-- start of Stored data --

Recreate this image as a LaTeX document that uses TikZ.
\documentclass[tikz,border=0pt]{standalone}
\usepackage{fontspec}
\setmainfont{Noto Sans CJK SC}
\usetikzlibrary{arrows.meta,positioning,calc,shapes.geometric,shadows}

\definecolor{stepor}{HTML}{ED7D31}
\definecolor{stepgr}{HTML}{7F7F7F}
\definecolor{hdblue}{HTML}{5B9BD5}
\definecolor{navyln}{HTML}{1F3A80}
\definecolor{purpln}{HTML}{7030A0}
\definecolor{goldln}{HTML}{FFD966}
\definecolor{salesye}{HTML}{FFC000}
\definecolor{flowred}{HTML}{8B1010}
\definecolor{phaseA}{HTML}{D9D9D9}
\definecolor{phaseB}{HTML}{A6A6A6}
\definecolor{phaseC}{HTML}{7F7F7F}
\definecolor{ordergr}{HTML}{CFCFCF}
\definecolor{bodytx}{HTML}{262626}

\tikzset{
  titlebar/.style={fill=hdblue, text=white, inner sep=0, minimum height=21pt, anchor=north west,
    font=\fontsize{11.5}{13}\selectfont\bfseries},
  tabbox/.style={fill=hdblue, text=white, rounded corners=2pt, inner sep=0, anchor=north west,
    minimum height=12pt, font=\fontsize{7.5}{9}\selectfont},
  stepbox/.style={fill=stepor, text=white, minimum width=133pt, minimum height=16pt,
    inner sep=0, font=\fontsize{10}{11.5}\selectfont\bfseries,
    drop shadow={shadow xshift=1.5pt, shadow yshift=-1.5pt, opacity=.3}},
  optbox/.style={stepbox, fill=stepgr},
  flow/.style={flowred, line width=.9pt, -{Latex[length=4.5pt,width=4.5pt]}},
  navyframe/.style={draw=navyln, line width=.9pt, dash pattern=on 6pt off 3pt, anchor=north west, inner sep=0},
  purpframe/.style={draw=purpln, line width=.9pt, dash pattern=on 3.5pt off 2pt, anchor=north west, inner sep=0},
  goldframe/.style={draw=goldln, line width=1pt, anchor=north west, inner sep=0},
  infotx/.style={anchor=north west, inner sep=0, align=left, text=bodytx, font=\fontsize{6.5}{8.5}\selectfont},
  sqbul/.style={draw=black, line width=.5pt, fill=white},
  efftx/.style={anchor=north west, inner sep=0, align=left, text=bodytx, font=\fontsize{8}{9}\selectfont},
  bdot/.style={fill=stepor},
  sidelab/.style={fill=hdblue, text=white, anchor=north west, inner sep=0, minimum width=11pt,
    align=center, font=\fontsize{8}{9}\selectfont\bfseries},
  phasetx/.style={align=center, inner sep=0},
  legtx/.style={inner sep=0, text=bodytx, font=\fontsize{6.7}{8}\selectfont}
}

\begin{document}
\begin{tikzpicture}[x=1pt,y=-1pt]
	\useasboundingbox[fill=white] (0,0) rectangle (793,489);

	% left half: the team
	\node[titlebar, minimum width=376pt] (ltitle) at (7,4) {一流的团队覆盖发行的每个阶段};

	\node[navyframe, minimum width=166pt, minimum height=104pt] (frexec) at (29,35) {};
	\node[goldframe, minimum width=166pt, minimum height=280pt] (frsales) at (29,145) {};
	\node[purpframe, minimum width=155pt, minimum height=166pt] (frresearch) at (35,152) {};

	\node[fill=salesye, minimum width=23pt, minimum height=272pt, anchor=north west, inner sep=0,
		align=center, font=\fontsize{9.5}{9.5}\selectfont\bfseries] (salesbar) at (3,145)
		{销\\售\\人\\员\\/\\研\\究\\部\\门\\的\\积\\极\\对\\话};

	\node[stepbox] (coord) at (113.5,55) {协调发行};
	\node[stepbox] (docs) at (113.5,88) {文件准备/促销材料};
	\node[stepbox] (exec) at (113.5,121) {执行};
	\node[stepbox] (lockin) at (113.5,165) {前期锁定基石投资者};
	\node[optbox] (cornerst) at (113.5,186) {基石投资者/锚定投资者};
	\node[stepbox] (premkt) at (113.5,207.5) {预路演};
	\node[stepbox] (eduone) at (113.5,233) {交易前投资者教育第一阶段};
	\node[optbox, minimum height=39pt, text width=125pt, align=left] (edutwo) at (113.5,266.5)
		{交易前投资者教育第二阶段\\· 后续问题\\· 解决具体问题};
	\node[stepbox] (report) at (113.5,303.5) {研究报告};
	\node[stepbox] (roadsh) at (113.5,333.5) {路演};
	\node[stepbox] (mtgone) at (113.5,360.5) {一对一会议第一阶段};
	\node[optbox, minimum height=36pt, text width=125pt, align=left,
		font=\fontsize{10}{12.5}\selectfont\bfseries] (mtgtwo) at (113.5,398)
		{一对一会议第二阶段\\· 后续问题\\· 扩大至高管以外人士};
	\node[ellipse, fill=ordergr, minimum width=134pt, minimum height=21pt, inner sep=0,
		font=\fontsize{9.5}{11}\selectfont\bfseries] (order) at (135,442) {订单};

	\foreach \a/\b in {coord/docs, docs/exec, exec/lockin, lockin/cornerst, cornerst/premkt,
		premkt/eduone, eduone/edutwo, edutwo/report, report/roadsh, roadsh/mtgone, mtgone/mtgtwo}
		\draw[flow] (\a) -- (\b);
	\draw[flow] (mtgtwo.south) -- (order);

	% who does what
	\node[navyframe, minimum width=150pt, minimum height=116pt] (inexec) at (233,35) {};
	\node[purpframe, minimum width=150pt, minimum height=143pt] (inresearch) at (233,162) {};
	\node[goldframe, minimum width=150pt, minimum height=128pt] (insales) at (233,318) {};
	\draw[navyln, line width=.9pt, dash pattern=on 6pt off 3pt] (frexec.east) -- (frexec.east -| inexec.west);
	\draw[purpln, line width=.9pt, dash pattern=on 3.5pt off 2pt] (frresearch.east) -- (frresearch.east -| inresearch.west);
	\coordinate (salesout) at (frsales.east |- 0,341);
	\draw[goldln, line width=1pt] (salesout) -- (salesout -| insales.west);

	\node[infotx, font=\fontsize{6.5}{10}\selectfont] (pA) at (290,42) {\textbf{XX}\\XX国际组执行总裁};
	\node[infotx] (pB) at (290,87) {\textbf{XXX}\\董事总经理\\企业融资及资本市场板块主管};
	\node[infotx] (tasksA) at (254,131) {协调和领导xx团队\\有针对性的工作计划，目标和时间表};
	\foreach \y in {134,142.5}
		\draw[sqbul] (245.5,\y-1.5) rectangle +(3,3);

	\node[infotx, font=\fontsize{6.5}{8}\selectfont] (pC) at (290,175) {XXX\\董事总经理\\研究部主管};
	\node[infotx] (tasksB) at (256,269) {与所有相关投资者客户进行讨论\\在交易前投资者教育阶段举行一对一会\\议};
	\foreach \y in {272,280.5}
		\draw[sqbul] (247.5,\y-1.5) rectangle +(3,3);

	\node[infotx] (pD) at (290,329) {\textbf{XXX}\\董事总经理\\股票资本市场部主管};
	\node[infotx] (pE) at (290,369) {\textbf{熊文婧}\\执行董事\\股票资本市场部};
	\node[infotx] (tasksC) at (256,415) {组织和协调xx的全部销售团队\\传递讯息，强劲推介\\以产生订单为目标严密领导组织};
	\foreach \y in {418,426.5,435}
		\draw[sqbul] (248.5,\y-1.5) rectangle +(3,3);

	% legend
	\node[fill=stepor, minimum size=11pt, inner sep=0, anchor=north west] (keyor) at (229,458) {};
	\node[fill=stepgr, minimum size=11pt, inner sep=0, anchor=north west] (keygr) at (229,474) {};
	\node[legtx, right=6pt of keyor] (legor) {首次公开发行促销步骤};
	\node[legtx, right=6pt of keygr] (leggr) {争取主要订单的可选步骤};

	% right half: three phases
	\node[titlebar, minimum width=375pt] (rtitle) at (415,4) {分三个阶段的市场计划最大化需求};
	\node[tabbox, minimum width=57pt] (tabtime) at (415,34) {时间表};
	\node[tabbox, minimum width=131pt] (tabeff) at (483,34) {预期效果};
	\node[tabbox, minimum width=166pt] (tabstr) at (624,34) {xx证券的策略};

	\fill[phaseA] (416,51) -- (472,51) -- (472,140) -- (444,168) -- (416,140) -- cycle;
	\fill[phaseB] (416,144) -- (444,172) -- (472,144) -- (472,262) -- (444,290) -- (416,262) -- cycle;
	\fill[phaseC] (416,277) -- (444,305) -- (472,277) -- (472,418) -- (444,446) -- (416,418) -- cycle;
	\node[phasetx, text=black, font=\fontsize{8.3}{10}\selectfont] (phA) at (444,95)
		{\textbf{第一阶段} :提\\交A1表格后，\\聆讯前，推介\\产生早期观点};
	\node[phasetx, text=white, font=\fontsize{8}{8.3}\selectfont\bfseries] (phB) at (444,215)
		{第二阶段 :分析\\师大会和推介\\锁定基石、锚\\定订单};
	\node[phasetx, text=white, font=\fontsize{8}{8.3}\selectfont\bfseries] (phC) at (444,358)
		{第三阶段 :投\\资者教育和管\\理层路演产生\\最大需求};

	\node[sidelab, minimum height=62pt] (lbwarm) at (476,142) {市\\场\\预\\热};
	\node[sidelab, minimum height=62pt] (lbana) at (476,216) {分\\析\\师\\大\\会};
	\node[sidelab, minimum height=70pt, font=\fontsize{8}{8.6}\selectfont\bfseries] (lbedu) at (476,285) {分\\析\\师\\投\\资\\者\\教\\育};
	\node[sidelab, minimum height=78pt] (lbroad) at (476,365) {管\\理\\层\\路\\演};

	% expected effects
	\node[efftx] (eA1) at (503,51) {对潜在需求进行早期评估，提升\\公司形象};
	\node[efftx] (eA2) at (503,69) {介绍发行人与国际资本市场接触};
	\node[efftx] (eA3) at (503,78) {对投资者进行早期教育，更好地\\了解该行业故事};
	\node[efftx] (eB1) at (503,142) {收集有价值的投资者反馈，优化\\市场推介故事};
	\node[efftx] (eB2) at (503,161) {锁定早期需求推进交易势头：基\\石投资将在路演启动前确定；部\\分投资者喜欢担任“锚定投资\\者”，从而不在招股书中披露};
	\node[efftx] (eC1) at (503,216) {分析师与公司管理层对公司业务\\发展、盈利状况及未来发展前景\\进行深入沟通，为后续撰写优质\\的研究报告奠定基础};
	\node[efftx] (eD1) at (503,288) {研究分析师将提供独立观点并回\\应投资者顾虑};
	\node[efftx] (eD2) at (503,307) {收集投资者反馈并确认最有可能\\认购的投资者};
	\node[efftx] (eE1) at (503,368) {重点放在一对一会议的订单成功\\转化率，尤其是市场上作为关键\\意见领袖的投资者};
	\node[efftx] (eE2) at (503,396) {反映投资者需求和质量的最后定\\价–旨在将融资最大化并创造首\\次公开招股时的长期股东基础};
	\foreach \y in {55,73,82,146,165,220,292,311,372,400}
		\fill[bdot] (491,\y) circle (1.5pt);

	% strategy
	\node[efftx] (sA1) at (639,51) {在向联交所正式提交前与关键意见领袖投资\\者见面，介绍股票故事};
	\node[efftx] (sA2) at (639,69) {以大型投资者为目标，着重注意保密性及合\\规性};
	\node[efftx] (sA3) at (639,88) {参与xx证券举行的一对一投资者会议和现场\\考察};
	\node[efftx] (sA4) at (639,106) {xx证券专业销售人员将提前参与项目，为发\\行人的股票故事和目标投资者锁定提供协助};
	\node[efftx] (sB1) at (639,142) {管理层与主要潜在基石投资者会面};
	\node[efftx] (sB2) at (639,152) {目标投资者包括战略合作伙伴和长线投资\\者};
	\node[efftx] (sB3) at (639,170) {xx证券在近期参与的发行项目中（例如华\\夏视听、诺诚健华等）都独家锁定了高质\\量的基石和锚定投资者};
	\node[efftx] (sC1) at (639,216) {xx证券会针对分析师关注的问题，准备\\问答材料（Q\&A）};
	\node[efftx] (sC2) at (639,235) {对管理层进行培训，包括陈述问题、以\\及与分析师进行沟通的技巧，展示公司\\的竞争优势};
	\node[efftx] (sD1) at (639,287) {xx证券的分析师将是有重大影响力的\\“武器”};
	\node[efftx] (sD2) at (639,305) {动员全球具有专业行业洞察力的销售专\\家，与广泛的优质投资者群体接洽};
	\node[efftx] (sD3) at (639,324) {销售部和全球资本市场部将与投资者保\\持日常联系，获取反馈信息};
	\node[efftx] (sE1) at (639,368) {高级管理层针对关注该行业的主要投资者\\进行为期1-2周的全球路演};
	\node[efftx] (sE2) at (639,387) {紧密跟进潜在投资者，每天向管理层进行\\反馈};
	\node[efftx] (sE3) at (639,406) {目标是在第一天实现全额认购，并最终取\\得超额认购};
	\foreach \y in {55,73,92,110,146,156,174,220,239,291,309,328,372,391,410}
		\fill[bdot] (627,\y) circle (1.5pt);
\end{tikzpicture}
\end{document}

-- end of Stored data --
-- start of Stored data --

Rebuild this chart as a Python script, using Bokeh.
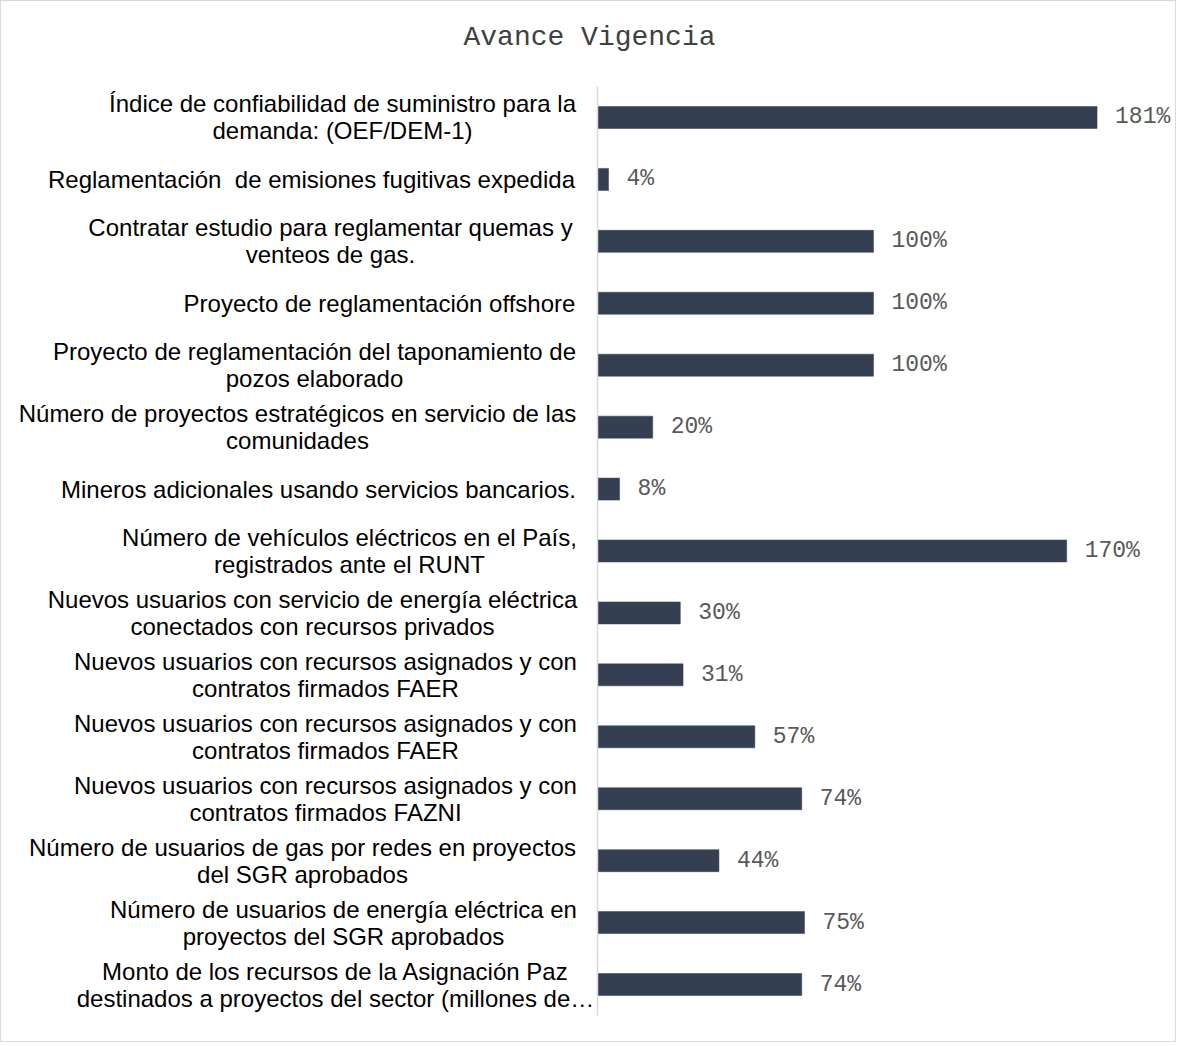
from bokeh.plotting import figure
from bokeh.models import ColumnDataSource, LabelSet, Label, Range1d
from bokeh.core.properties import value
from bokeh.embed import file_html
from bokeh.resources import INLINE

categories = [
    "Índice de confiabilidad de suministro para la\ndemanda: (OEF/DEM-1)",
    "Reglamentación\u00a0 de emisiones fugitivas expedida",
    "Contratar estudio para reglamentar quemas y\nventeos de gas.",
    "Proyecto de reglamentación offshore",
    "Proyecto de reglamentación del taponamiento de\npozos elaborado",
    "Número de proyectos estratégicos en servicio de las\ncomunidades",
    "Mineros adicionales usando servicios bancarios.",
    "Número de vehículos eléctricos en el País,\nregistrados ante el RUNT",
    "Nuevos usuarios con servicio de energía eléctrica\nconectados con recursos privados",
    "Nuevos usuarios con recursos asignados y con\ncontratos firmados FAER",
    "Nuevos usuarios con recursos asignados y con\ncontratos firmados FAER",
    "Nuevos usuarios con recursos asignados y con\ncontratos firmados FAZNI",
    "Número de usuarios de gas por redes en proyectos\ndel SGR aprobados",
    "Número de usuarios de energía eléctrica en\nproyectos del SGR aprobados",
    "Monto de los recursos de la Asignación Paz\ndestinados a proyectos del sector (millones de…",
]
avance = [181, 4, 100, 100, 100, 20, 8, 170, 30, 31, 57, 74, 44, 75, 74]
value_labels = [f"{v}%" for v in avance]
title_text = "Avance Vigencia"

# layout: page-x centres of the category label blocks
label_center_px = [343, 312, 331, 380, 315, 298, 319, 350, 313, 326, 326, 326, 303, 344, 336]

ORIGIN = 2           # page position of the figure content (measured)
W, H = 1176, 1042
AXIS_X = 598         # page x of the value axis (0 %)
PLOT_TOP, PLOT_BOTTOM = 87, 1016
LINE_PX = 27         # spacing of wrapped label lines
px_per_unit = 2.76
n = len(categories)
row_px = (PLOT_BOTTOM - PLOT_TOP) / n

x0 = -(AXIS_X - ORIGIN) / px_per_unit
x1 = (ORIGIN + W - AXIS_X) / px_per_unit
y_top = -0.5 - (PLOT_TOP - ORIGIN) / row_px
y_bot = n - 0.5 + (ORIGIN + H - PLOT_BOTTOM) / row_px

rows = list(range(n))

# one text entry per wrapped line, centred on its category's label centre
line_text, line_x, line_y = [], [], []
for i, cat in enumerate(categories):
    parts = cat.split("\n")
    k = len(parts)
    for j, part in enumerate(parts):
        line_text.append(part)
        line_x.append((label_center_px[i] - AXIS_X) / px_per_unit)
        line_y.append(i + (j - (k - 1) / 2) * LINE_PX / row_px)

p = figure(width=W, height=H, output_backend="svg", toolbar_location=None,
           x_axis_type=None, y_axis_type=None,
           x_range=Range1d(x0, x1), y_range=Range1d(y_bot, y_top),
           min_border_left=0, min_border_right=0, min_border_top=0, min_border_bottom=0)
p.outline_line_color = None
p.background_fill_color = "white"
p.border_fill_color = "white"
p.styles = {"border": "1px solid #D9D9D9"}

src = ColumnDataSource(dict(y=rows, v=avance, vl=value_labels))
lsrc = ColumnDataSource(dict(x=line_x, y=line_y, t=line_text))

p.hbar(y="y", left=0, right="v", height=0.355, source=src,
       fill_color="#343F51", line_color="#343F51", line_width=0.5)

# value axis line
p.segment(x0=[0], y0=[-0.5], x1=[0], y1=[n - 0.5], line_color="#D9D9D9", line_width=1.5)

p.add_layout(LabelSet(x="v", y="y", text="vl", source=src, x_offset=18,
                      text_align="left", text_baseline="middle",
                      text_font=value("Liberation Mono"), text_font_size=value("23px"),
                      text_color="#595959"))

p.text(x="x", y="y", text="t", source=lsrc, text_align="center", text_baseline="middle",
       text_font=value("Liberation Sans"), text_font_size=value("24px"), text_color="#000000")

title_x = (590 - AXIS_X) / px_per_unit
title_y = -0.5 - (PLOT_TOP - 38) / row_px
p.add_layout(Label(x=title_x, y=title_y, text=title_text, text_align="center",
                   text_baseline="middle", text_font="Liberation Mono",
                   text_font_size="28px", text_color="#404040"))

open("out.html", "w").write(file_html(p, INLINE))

-- end of Stored data --
-- start of Stored data --

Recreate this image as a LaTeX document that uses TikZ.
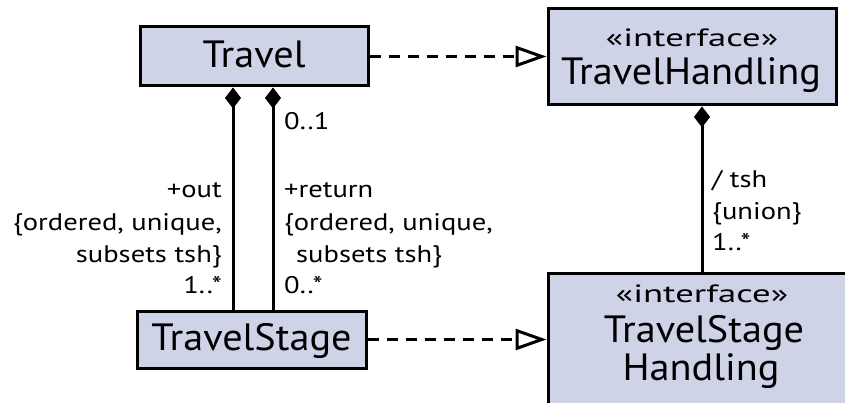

-- end of Stored data --

• _Exercise description_
Repeat exactly the part that opens with the line containing "Rebuild this chart" and closes with the line containing "from bokeh.resources import INLINE". Include both end lines, and drop the pictures.

• _Response below_
Rebuild this chart as a Python script, using Bokeh.
from bokeh.plotting import figure
from bokeh.models import ColumnDataSource, LabelSet, Label, Range1d
from bokeh.core.properties import value
from bokeh.embed import file_html
from bokeh.resources import INLINE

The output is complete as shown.